A sparkle of hot pepper decorated the appetizer, which otherwise was a plate heaped with a saute of the broccoli-like vegetable, served with the olive oil and chopped garlic it was cooked with.

There’s a tangy, slightly bitter flavor to the greens. Which makes it a good appetite stimulant. It’s available in three sizes; the small $3.50 plate did just fine as a serving for one, if you’re able to fend off the advancing fork of a tablemate who thinks she’s entitled to a bite of everything I’m served. (She gets confused; it’s I who am entitled to a bite of everything she’s served.)

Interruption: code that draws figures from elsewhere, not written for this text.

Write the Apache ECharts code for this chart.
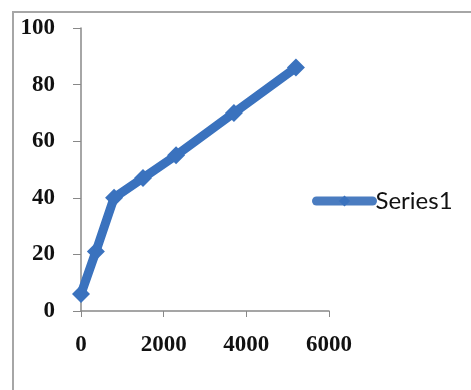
<!DOCTYPE html>
<html>
<head>
<meta charset="utf-8">
<script src="https://cdn.jsdelivr.net/npm/echarts@6/dist/echarts.min.js"></script>
<style>html,body{margin:0;padding:0;background:#fff;}#c{width:471px;height:390px;}</style>
</head>
<body>
<div id="c"></div>
<script>
var seriesName = 'Series1';
var xValues = [0, 360, 800, 1500, 2300, 3700, 5200];
var yValues = [6, 21, 40, 47, 55, 70, 86];
var xTicks = {min: 0, max: 6000, interval: 2000};
var yTicks = {min: 0, max: 100, interval: 20};

var pts = xValues.map(function (x, i) { return [x, yValues[i]]; });
var blue = '#3a72be';
var labelFont = {fontFamily: 'Liberation Serif', fontWeight: 'bold', fontSize: 23, color: '#111'};
var chart = echarts.init(document.getElementById('c'));
chart.setOption({
  animation: false,
  backgroundColor: '#fff',
  graphic: [{type: 'rect', shape: {x: 13, y: 12, width: 600, height: 600}, style: {fill: 'none', stroke: '#a6a6a6', lineWidth: 2}, z: 0}],
  grid: {left: 81, right: 142, top: 28, bottom: 79},
  legend: {
    left: 312, top: 189, padding: 0, itemWidth: 56, itemHeight: 14, itemGap: 0,
    lineStyle: {width: 9, cap: 'round', color: '#4a7cc0'},
    textStyle: {fontFamily: 'Lato', fontSize: 24, color: '#111', padding: [0, 0, 0, -2]},
    data: [seriesName]
  },
  xAxis: {
    type: 'value', min: xTicks.min, max: xTicks.max, interval: xTicks.interval,
    axisLine: {show: true, onZero: false, lineStyle: {color: '#888', width: 1.5}},
    axisTick: {show: true, length: 6, lineStyle: {color: '#888'}},
    splitLine: {show: false},
    axisLabel: Object.assign({margin: 23, formatter: function (v) { return String(v); }}, labelFont)
  },
  yAxis: {
    type: 'value', min: yTicks.min, max: yTicks.max, interval: yTicks.interval,
    axisLine: {show: true, lineStyle: {color: '#888', width: 1.5}},
    axisTick: {show: true, length: 8, lineStyle: {color: '#888'}},
    splitLine: {show: false},
    axisLabel: Object.assign({margin: 26}, labelFont)
  },
  series: [{
    name: seriesName, type: 'line', data: pts,
    symbol: 'diamond', symbolSize: [18, 18],
    lineStyle: {color: blue, width: 9},
    itemStyle: {color: blue}
  }]
});
</script>
</body>
</html>
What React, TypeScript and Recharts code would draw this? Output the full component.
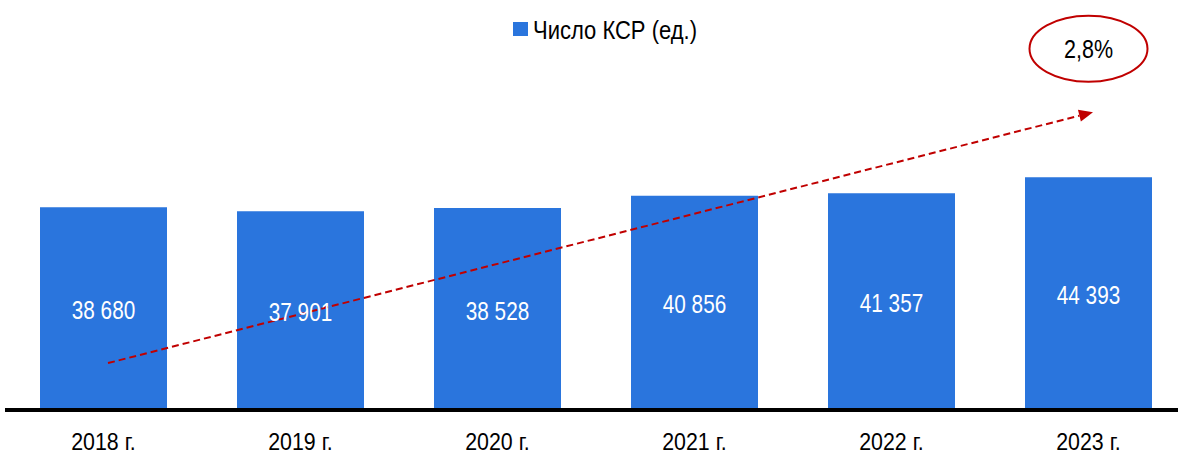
import {
    BarChart,
    Bar,
    XAxis,
    YAxis,
    Legend,
    LabelList,
    ReferenceLine,
    ReferenceDot,
} from 'recharts';

const years = ['2018 г.', '2019 г.', '2020 г.', '2021 г.', '2022 г.', '2023 г.'];
const ksrCount = [38680, 37901, 38528, 40856, 41357, 44393];
const growthLabel = '2,8%';
const legendLabel = 'Число КСР (ед.)';
const trendStart = 8950;
const trendEnd = 56800;
const badgeValue = 68900;

const data = years.map((year, i) => ({ year, value: ksrCount[i] }));

const FONT = "'Liberation Sans Narrow', 'Arial Narrow', 'Liberation Sans', Arial, sans-serif";
const BLUE = '#2A75DD';
const RED = '#C00000';
const NARROW = 0.85;

const fmt = (v: number) => String(v).replace(/\B(?=(\d{3})+(?!\d))/g, ' ');

function NarrowText({ x, y, children, fill, size, sx = NARROW }: any) {
    return (
        <g transform={`translate(${x},${y})`}>
            <text transform={`scale(${sx},1)`} textAnchor='middle' fill={fill} fontSize={size} fontFamily={FONT}>
                {children}
            </text>
        </g>
    );
}

function YearTick(props: any) {
    const { x, y, payload } = props;
    return (
        <NarrowText x={x} y={y + 40} fill='#000' size={24} sx={0.89}>
            {payload.value}
        </NarrowText>
    );
}

function ValueLabel(props: any) {
    const { x, y, width, height, value } = props;
    return (
        <NarrowText x={x + width / 2} y={y + height / 2 + 10.5} fill='#fff' size={25} sx={0.83}>
            {fmt(Number(value))}
        </NarrowText>
    );
}

function TrendArrow(props: any) {
    const { x1, y1, x2, y2 } = props;
    const sx = x1 + 4.5;
    const ex = x2 + 4.5;
    const ang = Math.atan2(y2 - y1, ex - sx);
    const len = 14;
    const half = 6;
    const bx = ex - len * Math.cos(ang);
    const by = y2 - len * Math.sin(ang);
    const p1 = `${ex},${y2}`;
    const p2 = `${bx + half * Math.sin(ang)},${by - half * Math.cos(ang)}`;
    const p3 = `${bx - half * Math.sin(ang)},${by + half * Math.cos(ang)}`;
    return (
        <g>
            <line x1={sx} y1={y1} x2={bx} y2={by} stroke={RED} strokeWidth={2} strokeDasharray='7 4' />
            <polygon points={`${p1} ${p2} ${p3}`} fill={RED} />
        </g>
    );
}

function GrowthBadge(props: any) {
    const { cx, cy } = props;
    return (
        <g>
            <ellipse cx={cx} cy={cy} rx={59} ry={33} fill='#fff' stroke={RED} strokeWidth={2} />
            <NarrowText x={cx} y={cy + 9.5} fill='#000' size={25} sx={0.86}>
                {growthLabel}
            </NarrowText>
        </g>
    );
}

function LegendContent() {
    return (
        <div style={{ position: 'relative', width: 1178, height: 34, fontFamily: FONT, fontSize: 25, color: '#000' }}>
            <span style={{ position: 'absolute', left: 513, top: 9, width: 15, height: 14, background: BLUE }} />
            <span
                style={{
                    position: 'absolute',
                    left: 533,
                    top: 0,
                    lineHeight: '34px',
                    whiteSpace: 'nowrap',
                    transform: 'scaleX(0.88)',
                    transformOrigin: 'left center',
                }}
            >
                {legendLabel}
            </span>
        </div>
    );
}

export default function App() {
    return (
        <div style={{ position: 'absolute', left: 0, top: 0, width: 1178, height: 455, background: '#fff', overflow: 'hidden' }}>
            <BarChart
                width={1190}
                height={455}
                data={data}
                margin={{ top: 43, right: 3, bottom: 0, left: 5 }}
            >
                <Legend
                    verticalAlign='middle'
                    align='center'
                    layout='horizontal'
                    content={<LegendContent />}
                    wrapperStyle={{ top: 13, left: 0, width: 1178, height: 34 }}
                />
                <XAxis
                    dataKey='year'
                    axisLine={{ stroke: '#000', strokeWidth: 4 }}
                    tickLine={false}
                    height={45}
                    tickSize={0}
                    tickMargin={0}
                    tick={<YearTick />}
                    interval={0}
                />
                <YAxis hide domain={[0, 70000]} />
                <Bar dataKey='value' fill={BLUE} barSize={127} isAnimationActive={false}>
                    <LabelList dataKey='value' content={<ValueLabel />} />
                </Bar>
                <ReferenceLine
                    segment={[
                        { x: years[0], y: trendStart },
                        { x: years[years.length - 1], y: trendEnd },
                    ]}
                    ifOverflow='visible'
                    shape={<TrendArrow />}
                />
                <ReferenceDot
                    x={years[years.length - 1]}
                    y={badgeValue}
                    ifOverflow='visible'
                    shape={<GrowthBadge />}
                />
            </BarChart>
        </div>
    );
}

Salads tell more about a restaurant than any other course, and when I see Romaine peeking through an attractive presentation I know I’m in good hands. Add to it a homemade dressing – house is a delicious sweet and sour – and most of the week’s cares begin to fade away.

Owner Vincent Ferrari also has a hand in the restaurant on Congress St. that bears his name, but he and his wife Carol DiCarlo opened their own place downtown in May, 1988. Vincent is responsible for making the bread, a generous basket of which is served at the beginning of the meal. It’s laced with garlic oil, very easy to polish off much too quickly.

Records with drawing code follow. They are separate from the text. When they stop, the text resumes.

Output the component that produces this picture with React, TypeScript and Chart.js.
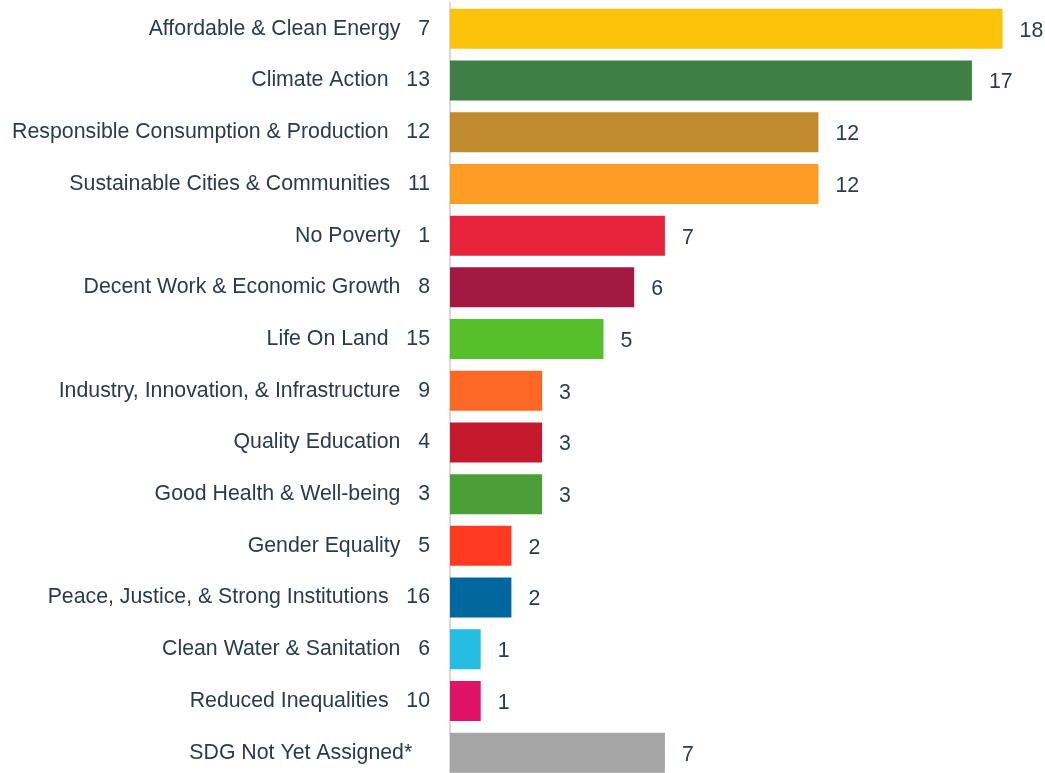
import React, { useEffect, useRef } from "react";
import { Chart, registerables } from "chart.js";

Chart.register(...registerables);

const categories = [
  "Affordable & Clean Energy   7",
  "Climate Action   13",
  "Responsible Consumption & Production   12",
  "Sustainable Cities & Communities   11",
  "No Poverty   1",
  "Decent Work & Economic Growth   8",
  "Life On Land   15",
  "Industry, Innovation, & Infrastructure   9",
  "Quality Education   4",
  "Good Health & Well-being   3",
  "Gender Equality   5",
  "Peace, Justice, & Strong Institutions   16",
  "Clean Water & Sanitation   6",
  "Reduced Inequalities   10",
  "SDG Not Yet Assigned*   ",
];

const values = [18, 17, 12, 12, 7, 6, 5, 3, 3, 3, 2, 2, 1, 1, 7];

const barColors = [
  "#FCC30B",
  "#3F7E44",
  "#BF8B2E",
  "#FD9D24",
  "#E5243B",
  "#A21942",
  "#56C02B",
  "#FD6925",
  "#C5192D",
  "#4C9F38",
  "#FF3A21",
  "#00689D",
  "#26BDE2",
  "#DD1367",
  "#A6A6A6",
];

const TEXT_COLOR = "#2C3A4C";
const FONT_FAMILY = "'Liberation Sans', Arial, sans-serif";
const FONT_SIZE = 21.3;

const valueLabelPlugin = {
  id: "valueLabels",
  afterDatasetsDraw(chart: any) {
    const ctx = chart.ctx;
    const meta = chart.getDatasetMeta(0);
    const data = chart.data.datasets[0].data;
    ctx.save();
    ctx.font = `${FONT_SIZE}px ${FONT_FAMILY}`;
    ctx.fillStyle = TEXT_COLOR;
    ctx.textAlign = "left";
    ctx.textBaseline = "middle";
    meta.data.forEach((bar: any, i: number) => {
      ctx.fillText(String(data[i]), bar.x + 17, bar.y + 2);
    });
    ctx.restore();
  },
};

export default function App() {
  const canvasRef = useRef<HTMLCanvasElement | null>(null);

  useEffect(() => {
    if (!canvasRef.current) return;
    const chart = new Chart(canvasRef.current, {
      type: "bar",
      data: {
        labels: categories,
        datasets: [
          {
            data: values,
            backgroundColor: barColors,
            borderWidth: 0,
            barPercentage: 0.774,
            categoryPercentage: 1,
          },
        ],
      },
      options: {
        indexAxis: "y",
        responsive: false,
        animation: false,
        layout: { padding: { top: 3, bottom: 3.5, left: 0, right: 11.7 } },
        plugins: {
          legend: { display: false },
          tooltip: { enabled: false },
        },
        scales: {
          x: {
            display: false,
            min: 0,
            max: 19,
          },
          y: {
            grid: { display: false, drawTicks: false },
            border: { display: true, color: "#D9D9D9", width: 2 },
            ticks: {
              color: TEXT_COLOR,
              font: { family: FONT_FAMILY, size: FONT_SIZE },
              padding: 20,
              autoSkip: false,
            },
            afterFit: (scale: any) => {
              scale.width = 450;
              scale.paddingTop = 0;
              scale.paddingBottom = 0;
            },
          },
        },
      },
      plugins: [valueLabelPlugin],
    });
    return () => chart.destroy();
  }, []);

  return (
    <div
      style={{
        position: "fixed",
        top: 0,
        left: 0,
        width: 1045,
        height: 773,
        overflow: "hidden",
        background: "#ffffff",
      }}
    >
      <canvas ref={canvasRef} width={1045} height={782} style={{ display: "block" }} />
    </div>
  );
}
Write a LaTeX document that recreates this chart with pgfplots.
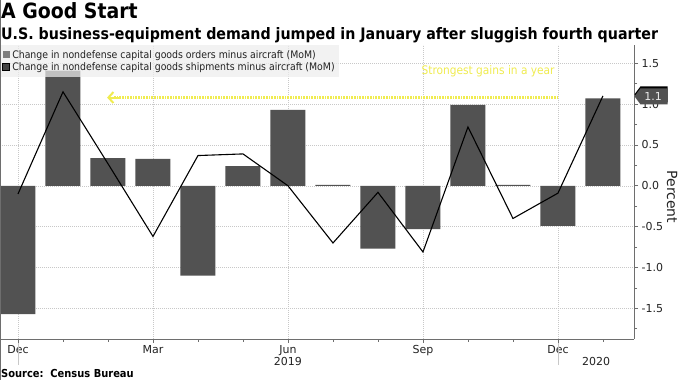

He also makes the pasta, and had as a special that night Fettucini Terrino ($10.95), made with tomato-basil fettucini served in an Alfredo sauce of eggs and cream into which a little marinara is added. The flavors are accented with the pungency of green olives and the puckery sweetness of sun-dried tomatoes. This was Susan’s entree, and she took advantage of the attractiveness of the dish to declare it off-limits to me.

Chef Doug DeMarco has been with the restaurant since September, and showed the hand of a man who truly loves food with the Saltimbocca, a regular menu item at $12.95, that he prepared for me. It starts with a good loin cut of veal that’s been pounded into a tender medallion. That gets sauteed and wrapped in prosciutto, and a sauce is fashioned in the frypan.

The meat yielded to the edge of my fork. The sauce was thick without being gummy, and the flavors blended into a smooth panorama. Presentation was very nice, too, with a broccoli garnish flanking the entree. A side order of ziti in tomato sauce was more than even I could handle.

I did, however, yield to the temptation of spumoni for dessert. Even the presentation of that simple little ice-cream dish was snazzy, with two wedges attractively placed in a chocolate cup.

Service varied according to the number of other customers as a single waitress worked the floor. It got hurried but we were never unduly neglected. Besides, with such generous portions, you’re left with plenty to do.

Susan took the rest of her fettucini home. She doesn’t know yet that I’m saving it for my lunch today. I’m going back on my diet tomorrow. Honest.

Dinner for two, with tax, tip and a soda, was $41.

Saluti Ristorante, 154 Erie Boulevard, Schenectady, 382-xxxx. Lunch: Monday through Friday 11:30-3:30; Dinner: Monday through Thursday 4:30-9:30; Friday-Saturday 4:30-10:30. Major credit cards accepted.